> [DATA PROVIDED]
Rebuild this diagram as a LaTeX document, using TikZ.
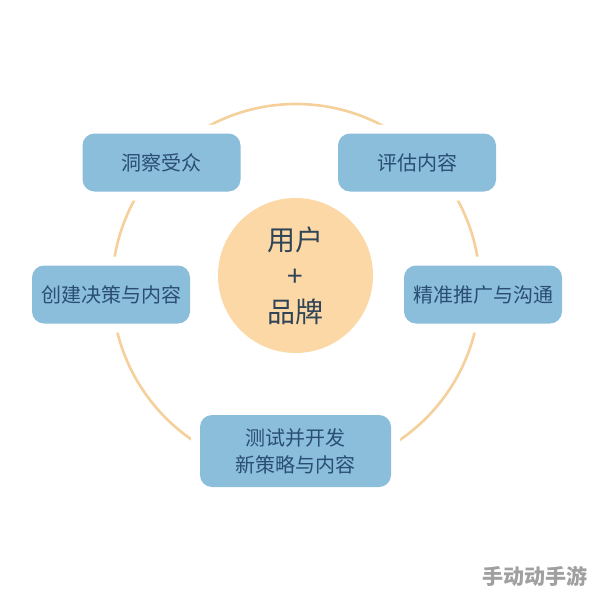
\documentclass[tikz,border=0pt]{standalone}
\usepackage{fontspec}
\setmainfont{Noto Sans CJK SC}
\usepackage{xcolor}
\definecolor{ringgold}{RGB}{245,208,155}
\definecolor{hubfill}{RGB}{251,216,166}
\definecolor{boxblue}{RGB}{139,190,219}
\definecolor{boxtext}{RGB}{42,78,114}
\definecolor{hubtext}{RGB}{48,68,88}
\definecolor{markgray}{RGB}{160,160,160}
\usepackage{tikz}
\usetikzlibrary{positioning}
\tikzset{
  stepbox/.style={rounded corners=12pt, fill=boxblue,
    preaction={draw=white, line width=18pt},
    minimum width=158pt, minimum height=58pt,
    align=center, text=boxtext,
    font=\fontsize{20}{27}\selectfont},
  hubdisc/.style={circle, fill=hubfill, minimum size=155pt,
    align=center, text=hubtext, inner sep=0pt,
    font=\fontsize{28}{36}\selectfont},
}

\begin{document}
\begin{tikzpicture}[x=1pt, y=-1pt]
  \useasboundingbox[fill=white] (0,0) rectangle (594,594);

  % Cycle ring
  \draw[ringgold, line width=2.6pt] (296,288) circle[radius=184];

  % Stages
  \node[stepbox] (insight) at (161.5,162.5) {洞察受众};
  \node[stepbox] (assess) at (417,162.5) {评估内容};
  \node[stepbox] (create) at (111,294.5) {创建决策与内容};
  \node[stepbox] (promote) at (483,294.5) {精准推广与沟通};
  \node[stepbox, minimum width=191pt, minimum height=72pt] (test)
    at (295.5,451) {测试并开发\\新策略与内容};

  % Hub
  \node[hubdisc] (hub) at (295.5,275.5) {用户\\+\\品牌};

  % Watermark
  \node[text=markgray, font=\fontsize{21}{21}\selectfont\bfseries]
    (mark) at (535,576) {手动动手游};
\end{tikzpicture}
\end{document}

> [WHAT IS EXPECTED]
Reproduce the material above exactly, first line through the line that contains "width=2.6pt] (296,288) circle[radius=184];", minus the pictures.

> [SOLUTION FOR THIS EXERCISE]
Rebuild this diagram as a LaTeX document, using TikZ.
\documentclass[tikz,border=0pt]{standalone}
\usepackage{fontspec}
\setmainfont{Noto Sans CJK SC}
\usepackage{xcolor}
\definecolor{ringgold}{RGB}{245,208,155}
\definecolor{hubfill}{RGB}{251,216,166}
\definecolor{boxblue}{RGB}{139,190,219}
\definecolor{boxtext}{RGB}{42,78,114}
\definecolor{hubtext}{RGB}{48,68,88}
\definecolor{markgray}{RGB}{160,160,160}
\usepackage{tikz}
\usetikzlibrary{positioning}
\tikzset{
  stepbox/.style={rounded corners=12pt, fill=boxblue,
    preaction={draw=white, line width=18pt},
    minimum width=158pt, minimum height=58pt,
    align=center, text=boxtext,
    font=\fontsize{20}{27}\selectfont},
  hubdisc/.style={circle, fill=hubfill, minimum size=155pt,
    align=center, text=hubtext, inner sep=0pt,
    font=\fontsize{28}{36}\selectfont},
}

\begin{document}
\begin{tikzpicture}[x=1pt, y=-1pt]
  \useasboundingbox[fill=white] (0,0) rectangle (594,594);

  % Cycle ring
  \draw[ringgold, line width=2.6pt] (296,288) circle[radius=184];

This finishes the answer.